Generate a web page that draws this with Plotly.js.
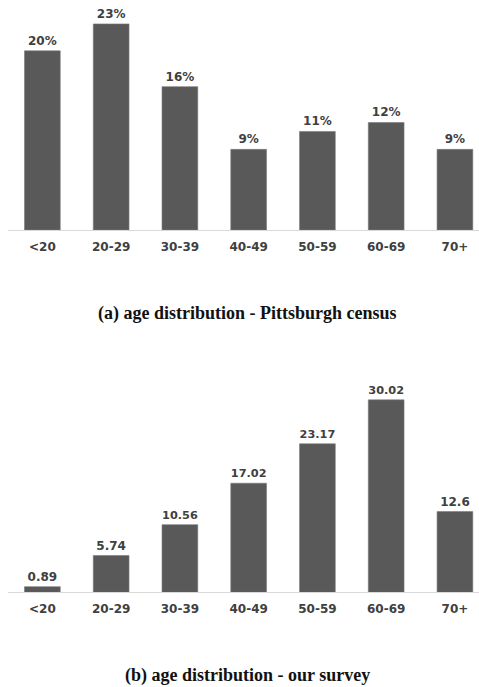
<!DOCTYPE html>
<html>
<head>
<meta charset="utf-8">
<script src="https://cdn.plot.ly/plotly-3.0.1.min.js"></script>
<style>html,body{margin:0;padding:0;background:#fff;}#chart{width:479px;height:687px;}</style>
</head>
<body>
<div id="chart"></div>
<script>
const categories = ["<20", "20-29", "30-39", "40-49", "50-59", "60-69", "70+"];
const censusValues = [20, 23, 16, 9, 11, 12, 9];
const surveyValues = [0.89, 5.74, 10.56, 17.02, 23.17, 30.02, 12.6];
const captionA = "(a) age distribution - Pittsburgh census";
const captionB = "(b) age distribution - our survey";

const barColor = "#595959";
const textColor = "#404040";
const labelFont = {family: "DejaVu Sans", size: 12, color: textColor, weight: "bold"};

const traces = [
  {type: "bar", x: categories, y: censusValues, xaxis: "x", yaxis: "y",
   marker: {color: barColor, line: {color: "#7a7a7a", width: 0.6}},
   width: 0.52, text: censusValues.map(v => v + "%"), textposition: "outside",
   textfont: labelFont, cliponaxis: false, hoverinfo: "none"},
  {type: "bar", x: categories, y: surveyValues, xaxis: "x2", yaxis: "y2",
   marker: {color: barColor, line: {color: "#7a7a7a", width: 0.6}},
   width: 0.52, text: surveyValues.map(v => String(v)), textposition: "outside",
   textfont: labelFont, cliponaxis: false, hoverinfo: "none"}
];

const xCommon = {
  type: "category", range: [-0.5, 6.35], showline: true, linecolor: "#d9d9d9", linewidth: 1,
  showgrid: false, zeroline: false, ticks: "", tickfont: labelFont, fixedrange: true
};
const yCommon = {showgrid: false, zeroline: false, showticklabels: false, showline: false, ticks: "", fixedrange: true};

const captionFont = {family: "Liberation Serif", size: 18, color: "#111"};

const layout = {
  width: 479, height: 687,
  margin: {l: 0, r: 0, t: 0, b: 0},
  paper_bgcolor: "#fff", plot_bgcolor: "#fff",
  showlegend: false,
  xaxis: Object.assign({}, xCommon, {domain: [0.0167, 1], anchor: "y", ticklabelstandoff: 6}),
  yaxis: Object.assign({}, yCommon, {domain: [0.6652, 1], range: [0, 25.67], anchor: "x"}),
  xaxis2: Object.assign({}, xCommon, {domain: [0.0167, 1], anchor: "y2", ticklabelstandoff: 5}),
  yaxis2: Object.assign({}, yCommon, {domain: [0.1378, 0.4469], range: [0, 33.12], anchor: "x2"}),
  annotations: [
    {text: "<b>" + captionA + "</b>", xref: "paper", yref: "paper", x: 0.517, y: 1 - 313 / 687,
     xanchor: "center", yanchor: "middle", showarrow: false, font: captionFont},
    {text: "<b>" + captionB + "</b>", xref: "paper", yref: "paper", x: 0.517, y: 1 - 675 / 687,
     xanchor: "center", yanchor: "middle", showarrow: false, font: captionFont}
  ]
};

Plotly.newPlot("chart", traces, layout, {displayModeBar: false, staticPlot: true});
</script>
</body>
</html>
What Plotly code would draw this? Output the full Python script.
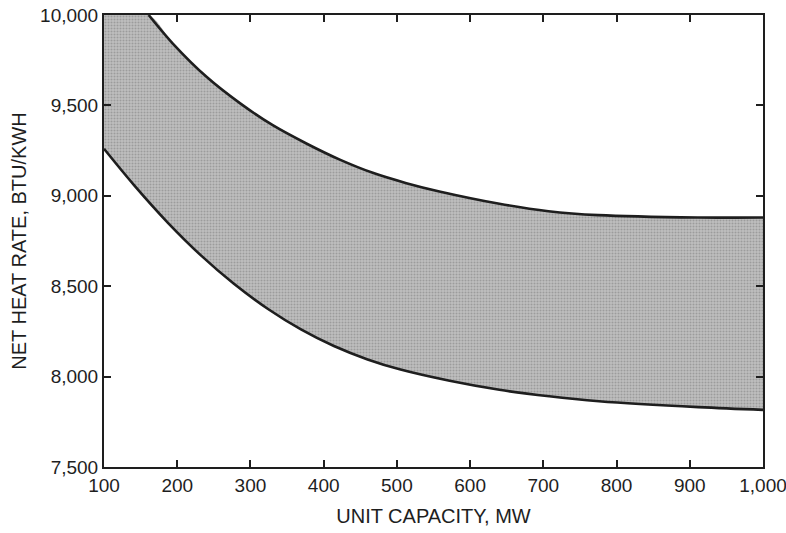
import plotly.graph_objects as go

# Upper and lower bounds of the net heat rate band (BTU/kWh) versus unit size (MW)
capacity_upper = [161, 194, 240, 286, 331, 377, 422, 467, 513, 558, 640, 707, 775, 911, 1000]
heat_rate_upper = [10000, 9842, 9658, 9511, 9389, 9288, 9200, 9127, 9070, 9024, 8956, 8915, 8893, 8880, 8880]

capacity_lower = [100, 141, 187, 232, 277, 324, 369, 414, 460, 505, 572, 640, 708, 776, 912, 1000]
heat_rate_lower = [9260, 9059, 8852, 8672, 8515, 8374, 8261, 8169, 8095, 8039, 7977, 7927, 7891, 7864, 7831, 7816]

x_range = [100, 1000]
y_range = [7500, 10000]
x_ticks = [100, 200, 300, 400, 500, 600, 700, 800, 900, 1000]
x_tick_labels = ["100", "200", "300", "400", "500", "600", "700", "800", "900", "1,000"]
y_ticks = [7500, 8000, 8500, 9000, 9500, 10000]
y_tick_labels = ["7,500", "8,000", "8,500", "9,000", "9,500", "10,000"]

FONT = "Liberation Sans, Arial, Helvetica, sans-serif"
INK = "#1e1e1e"
LINE = dict(color=INK, width=2.6, shape="spline")

fig = go.Figure()

# lower boundary of the band
fig.add_trace(go.Scatter(
    x=capacity_lower, y=heat_rate_lower,
    mode="lines", line=LINE,
    hoverinfo="skip", showlegend=False,
))

# shaded band: upper edge runs from the top-left corner of the frame along the upper curve
fig.add_trace(go.Scatter(
    x=[x_range[0]] + capacity_upper,
    y=[y_range[1]] + heat_rate_upper,
    mode="lines",
    line=dict(width=0, shape="spline"),
    fill="tonexty",
    fillcolor="#bdbdbd",
    fillpattern=dict(shape=".", size=3, solidity=0.4,
                     fgcolor="#787878", bgcolor="#c0c0c0"),
    hoverinfo="skip", showlegend=False,
))

# upper boundary line
fig.add_trace(go.Scatter(
    x=capacity_upper, y=heat_rate_upper,
    mode="lines", line=LINE,
    hoverinfo="skip", showlegend=False,
))

axis_common = dict(
    showline=True, linecolor=INK, linewidth=2, mirror="ticks",
    ticks="inside", ticklen=7, tickwidth=1.5, tickcolor=INK,
    showgrid=False, zeroline=False, ticklabeloverflow="allow",
    tickfont=dict(family=FONT, size=19, color=INK),
)

fig.update_xaxes(
    range=x_range, tickvals=x_ticks, ticktext=x_tick_labels,
    title=dict(text="UNIT CAPACITY, MW", font=dict(family=FONT, size=20, color=INK), standoff=14),
    **axis_common,
)
fig.update_yaxes(
    range=y_range, tickvals=y_ticks, ticktext=y_tick_labels,
    title=dict(text="NET HEAT RATE, BTU/KWH", font=dict(family=FONT, size=20, color=INK), standoff=8),
    **axis_common,
)

fig.update_layout(
    width=786, height=533,
    margin=dict(l=104, r=23, t=15, b=66, autoexpand=False),
    paper_bgcolor="white", plot_bgcolor="white",
)

fig.write_html("out.html")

==================================================

§ **What is needed**:
Return the listing above in full and without alteration, excluding its pictures.

§ **Response**:
Generate a web page that draws this with Plotly.js.
<!DOCTYPE html>
<html>
<head>
<meta charset="utf-8">
<script src="https://cdn.plot.ly/plotly-3.0.1.min.js"></script>
<style>html,body{margin:0;padding:0;background:#fff;}#chart{width:479px;height:687px;}</style>
</head>
<body>
<div id="chart"></div>
<script>
const categories = ["<20", "20-29", "30-39", "40-49", "50-59", "60-69", "70+"];
const censusValues = [20, 23, 16, 9, 11, 12, 9];
const surveyValues = [0.89, 5.74, 10.56, 17.02, 23.17, 30.02, 12.6];
const captionA = "(a) age distribution - Pittsburgh census";
const captionB = "(b) age distribution - our survey";

const barColor = "#595959";
const textColor = "#404040";
const labelFont = {family: "DejaVu Sans", size: 12, color: textColor, weight: "bold"};

const traces = [
  {type: "bar", x: categories, y: censusValues, xaxis: "x", yaxis: "y",
   marker: {color: barColor, line: {color: "#7a7a7a", width: 0.6}},
   width: 0.52, text: censusValues.map(v => v + "%"), textposition: "outside",
   textfont: labelFont, cliponaxis: false, hoverinfo: "none"},
  {type: "bar", x: categories, y: surveyValues, xaxis: "x2", yaxis: "y2",
   marker: {color: barColor, line: {color: "#7a7a7a", width: 0.6}},
   width: 0.52, text: surveyValues.map(v => String(v)), textposition: "outside",
   textfont: labelFont, cliponaxis: false, hoverinfo: "none"}
];

const xCommon = {
  type: "category", range: [-0.5, 6.35], showline: true, linecolor: "#d9d9d9", linewidth: 1,
  showgrid: false, zeroline: false, ticks: "", tickfont: labelFont, fixedrange: true
};
const yCommon = {showgrid: false, zeroline: false, showticklabels: false, showline: false, ticks: "", fixedrange: true};

const captionFont = {family: "Liberation Serif", size: 18, color: "#111"};

const layout = {
  width: 479, height: 687,
  margin: {l: 0, r: 0, t: 0, b: 0},
  paper_bgcolor: "#fff", plot_bgcolor: "#fff",
  showlegend: false,
  xaxis: Object.assign({}, xCommon, {domain: [0.0167, 1], anchor: "y", ticklabelstandoff: 6}),
  yaxis: Object.assign({}, yCommon, {domain: [0.6652, 1], range: [0, 25.67], anchor: "x"}),
  xaxis2: Object.assign({}, xCommon, {domain: [0.0167, 1], anchor: "y2", ticklabelstandoff: 5}),
  yaxis2: Object.assign({}, yCommon, {domain: [0.1378, 0.4469], range: [0, 33.12], anchor: "x2"}),
  annotations: [
    {text: "<b>" + captionA + "</b>", xref: "paper", yref: "paper", x: 0.517, y: 1 - 313 / 687,
     xanchor: "center", yanchor: "middle", showarrow: false, font: captionFont},
    {text: "<b>" + captionB + "</b>", xref: "paper", yref: "paper", x: 0.517, y: 1 - 675 / 687,
     xanchor: "center", yanchor: "middle", showarrow: false, font: captionFont}
  ]
};

Plotly.newPlot("chart", traces, layout, {displayModeBar: false, staticPlot: true});
</script>
</body>
</html>
What Plotly code would draw this? Output the full Python script.
import plotly.graph_objects as go

# Upper and lower bounds of the net heat rate band (BTU/kWh) versus unit size (MW)
capacity_upper = [161, 194, 240, 286, 331, 377, 422, 467, 513, 558, 640, 707, 775, 911, 1000]
heat_rate_upper = [10000, 9842, 9658, 9511, 9389, 9288, 9200, 9127, 9070, 9024, 8956, 8915, 8893, 8880, 8880]

capacity_lower = [100, 141, 187, 232, 277, 324, 369, 414, 460, 505, 572, 640, 708, 776, 912, 1000]
heat_rate_lower = [9260, 9059, 8852, 8672, 8515, 8374, 8261, 8169, 8095, 8039, 7977, 7927, 7891, 7864, 7831, 7816]

x_range = [100, 1000]
y_range = [7500, 10000]
x_ticks = [100, 200, 300, 400, 500, 600, 700, 800, 900, 1000]
x_tick_labels = ["100", "200", "300", "400", "500", "600", "700", "800", "900", "1,000"]
y_ticks = [7500, 8000, 8500, 9000, 9500, 10000]
y_tick_labels = ["7,500", "8,000", "8,500", "9,000", "9,500", "10,000"]

FONT = "Liberation Sans, Arial, Helvetica, sans-serif"
INK = "#1e1e1e"
LINE = dict(color=INK, width=2.6, shape="spline")

fig = go.Figure()

# lower boundary of the band
fig.add_trace(go.Scatter(
    x=capacity_lower, y=heat_rate_lower,
    mode="lines", line=LINE,
    hoverinfo="skip", showlegend=False,
))

# shaded band: upper edge runs from the top-left corner of the frame along the upper curve
fig.add_trace(go.Scatter(
    x=[x_range[0]] + capacity_upper,
    y=[y_range[1]] + heat_rate_upper,
    mode="lines",
    line=dict(width=0, shape="spline"),
    fill="tonexty",
    fillcolor="#bdbdbd",
    fillpattern=dict(shape=".", size=3, solidity=0.4,
                     fgcolor="#787878", bgcolor="#c0c0c0"),
    hoverinfo="skip", showlegend=False,
))

# upper boundary line
fig.add_trace(go.Scatter(
    x=capacity_upper, y=heat_rate_upper,
    mode="lines", line=LINE,
    hoverinfo="skip", showlegend=False,
))

axis_common = dict(
    showline=True, linecolor=INK, linewidth=2, mirror="ticks",
    ticks="inside", ticklen=7, tickwidth=1.5, tickcolor=INK,
    showgrid=False, zeroline=False, ticklabeloverflow="allow",
    tickfont=dict(family=FONT, size=19, color=INK),
)

fig.update_xaxes(
    range=x_range, tickvals=x_ticks, ticktext=x_tick_labels,
    title=dict(text="UNIT CAPACITY, MW", font=dict(family=FONT, size=20, color=INK), standoff=14),
    **axis_common,
)
fig.update_yaxes(
    range=y_range, tickvals=y_ticks, ticktext=y_tick_labels,
    title=dict(text="NET HEAT RATE, BTU/KWH", font=dict(family=FONT, size=20, color=INK), standoff=8),
    **axis_common,
)

fig.update_layout(
    width=786, height=533,
    margin=dict(l=104, r=23, t=15, b=66, autoexpand=False),
    paper_bgcolor="white", plot_bgcolor="white",
)

fig.write_html("out.html")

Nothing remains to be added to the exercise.